Gezicht op de stad Middelburg, gezien van de haven, met een deel van de Rouaansekaai, en links een man met juk en hond. Een inkttekening, gewassen in kleur, vervaardigd door J. Pelgrom in 1859/1861 – ZA, KZGW ZI II 279

Waar mogelijk bleef Middelburg in de negentiende eeuw zich beroepen op haar glorieuze verleden. Een tekenschool was weliswaar voldoende voor een stad van die omvang, maar er was nu eenmaal een heuse Teeken Akademie en voor de kwaliteit ervan stond men, als de financiën het toelieten. In 1857 ontstond een vacature tekenmeester naar pleister en de dirigerende leden gingen onmiddellijk op zoek naar een gediplomeerd opvolger. Van de vier kandidaten voldeed Jacobus Pelgrom het best. 

Deze Amsterdammer was in zijn geboortestad opgeleid aan de academie, waar o.a. Cornelis Kruseman en Jan Willem Pieneman zijn leermeesters waren. In zijn studietijd maakte hij een reis naar de Schotse Hooglanden. Tot 1842 werkte hij in Amsterdam, waarna hij naar Oosterbeek verhuisde. Vanaf 1848 was hij actief als stadstekenmeester: eerst in Zaandam (waar zijn eerste echtgenote overleed en hij achterbleef met 3 kleine kinderen), daarna vanaf 1850 (na een tweede huwelijk) in Zutphen en vervolgens vanaf 1854 in Arnhem. 

Pelgrom werd door de dirigerende leden voorgedragen en door B&W van Middelburg in 1858 benoemd. In april 1859 was er werk van Pelgrom te zien in het academiegebouw in de St. Pieterstraat. Een viertal kleinere werken en drie grote: een wintergezicht in de Alpen, een gezicht bij Arnhem en een storm bij Hardenstein aan de Ruhr. Vooral dat laatste schilderij trok de belangstelling door de treffende wijze waarop het geschilderd was. De rotspartijen getuigden van een getrouwe studie van de natuur, zo schreef de recensent in de Middelburgsche Courant. De Romantiek bloeide en Pelgrom had hier blijkbaar een snaar bij het modebewuste publiek getroffen. Wellicht betaalde de reis naar het Ruhrgebied en Heidelberg zich in dit schilderij uit. Van een reis naar de Alpen is nergens sprake, zodat het Wintergezicht in de Alpen mogelijk minder natuurgetrouw was, voor zover kunstbeschouwers in Middelburg hier een oordeel uit eigen aanschouwing over konden hebben. 

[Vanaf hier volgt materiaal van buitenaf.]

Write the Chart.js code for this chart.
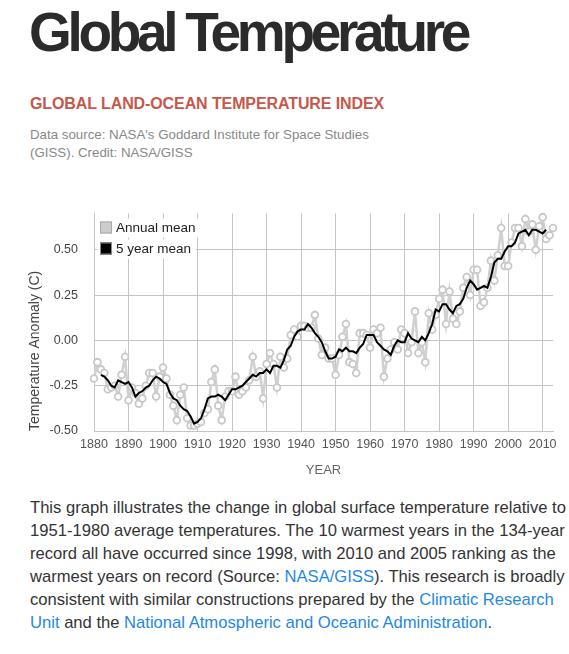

Een Gezicht bij Arnhem dat wellicht in Middelburg heeft gehangen, was tot voor kort te koop bij een kunsthandel in het land. Mogelijk is het schilderij Veemarkt uit 1847 dat daar nog te koop is, ook een resultaat van zijn reis naar Duitsland. Eigenlijk een ‘modern’ schilderij met de restanten van de oude agrarische samenleving in de vorm van een kleurige veemarkt op de heuvelige voorgrond en de nieuwe tijd met lustig rokende grauwe industrieschoorstenen in het stroomgebied van een rivier (Ruhr?) op de achtergrond. Het is verleidelijk om hier een kunstzinnig commentaar op de industrialisatie in te zien. 

Veemarkt, Jacobus Pelgrom, 1847 – simonis-buunk.nl, geraadpleegd op 23 augustus 2021

In 1860 was er weer werk van Pelgrom te zien, waaronder nu ook Walcherse thema’s, wat de recensent weliswaar beviel, maar niet met alles was hij even gelukkig: soms was het hem wat te bont. Het Zeeuws Genootschap bezit een serie gewassen tekeningen van Pelgrom die veelal nu verdwenen gebouwen in de stad en omgeving (Popkensburg) tonen. Het is onduidelijk waarom Pelgrom al in juli 1861 ontslag vroeg, wat hem door B&W eervol verleend werd. Passen doet het wel in het rijtje van kortstondige betrekkingen van de kunstenaar. Hij toog met vrouw en 6 kinderen naar Amsterdam en stierf daar nog voor het jaar om was, 50 jaar oud.